In the classical preparation of French côtelettes de volaille, the humerus bone of the wing is left attached. This also holds for their Russian versions and in particular for chicken Kiev. For serving, the bone is usually covered with a frilled paper napkin. However, industrially produced pure fillets are often used nowadays, and the cutlets are served without the bone. This is the usual way of serving chicken Kiev in the US. A spherically shaped version was developed by English chef Jesse Dunford Wood.

Convenience food

In the middle of the 20th century, semi-processed ground meat cutlets were introduced in the USSR. Colloquially known as Mikoyan cutlets, these were cheap pork or beef cutlet-shaped patties which resembled industrially produced American beef burgers. Some varieties bore names of well known Russian restaurant dishes but they had little in common with the original dishes. In particular, a variety of a pork patty was called "Kiev cutlet". Since the late Soviet times, "real" chicken Kiev cutlets have been offered in Russia as convenience food.
Introduced in Britain during 1979, chicken Kiev was Marks & Spencer company's first ready-made meal. It remains popular in the UK, being readily available in supermarkets and served in some restaurant chains. Due to its popularity, it is included in the UK inflation basket which is composed by the Office for National Statistics for calculations of the consumer price inflation indices. The wide popularity of chicken Kiev as a pre-packaged meal led to the term Kiev being applied to various stuffed chicken dishes, such as "leek-and-bacon Kiev" or "cheese-and-ham Kiev". Vegetarian Kievs were introduced in the UK in the 1990s, and are popular vegetarian convenience foods.

Similar dishes

Among other entrees similar to chicken Kiev, the aforementioned chicken Cordon Bleu with a cheese and ham filling instead of butter is particularly popular in the West.
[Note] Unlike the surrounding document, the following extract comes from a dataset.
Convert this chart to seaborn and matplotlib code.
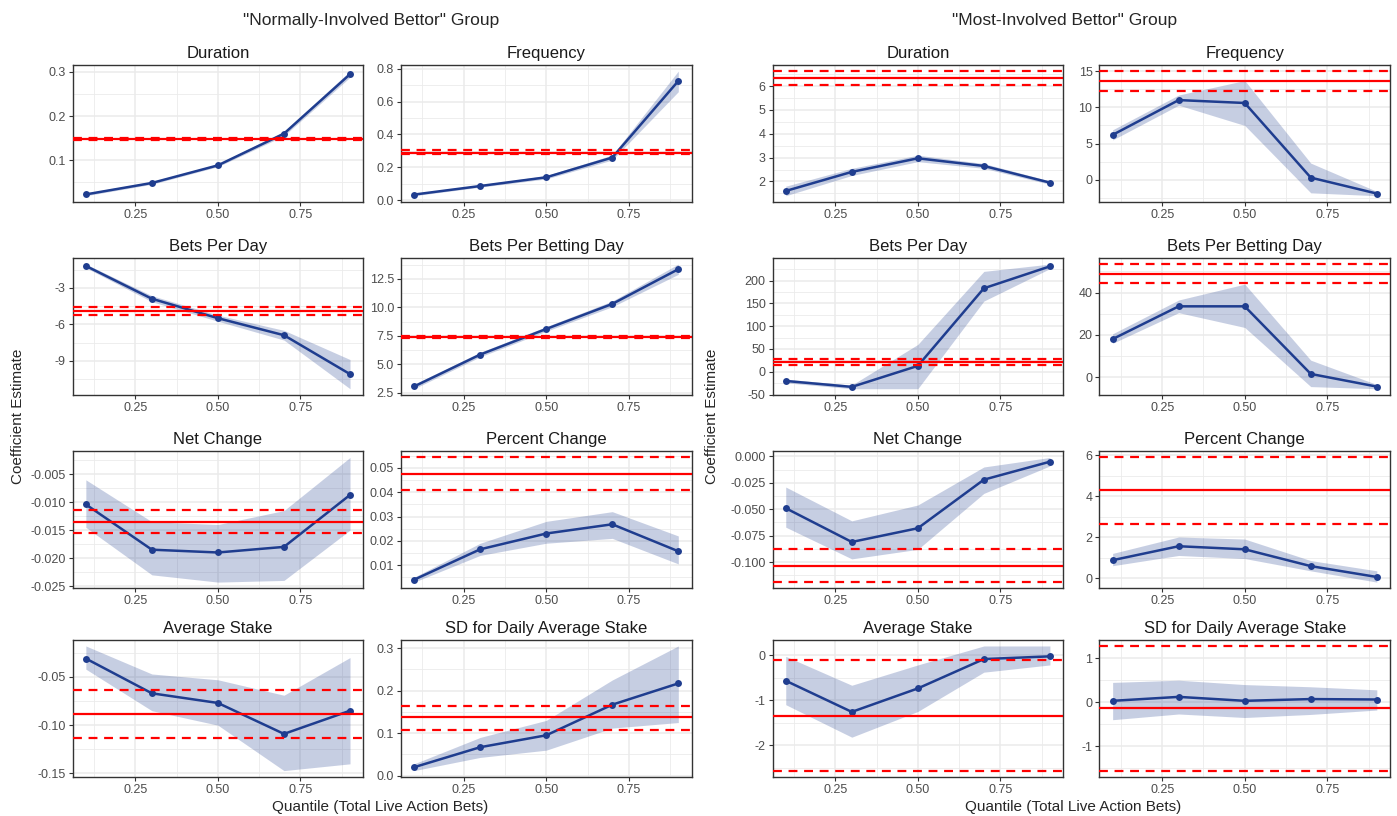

The recipe of Karađorđeva šnicla, a Serbian breaded veal or pork cutlet, was inspired by chicken Kiev.

Cultural references

Chicken Kiev is the name used by William Safire for a speech made in Kiev during August 1991 by then U.S. President George H. W. Bush cautioning Ukrainians against "suicidal nationalism".
In 2018 a bronze miniature sculpture of chicken Kiev was placed on Horodecki street in Kiev, near the restaurant "Chicken Kyiv". The sculpture became the first of the set of such mini sculptures depicting famous symbols of Kiev and scattered across the city within a dedicated art project.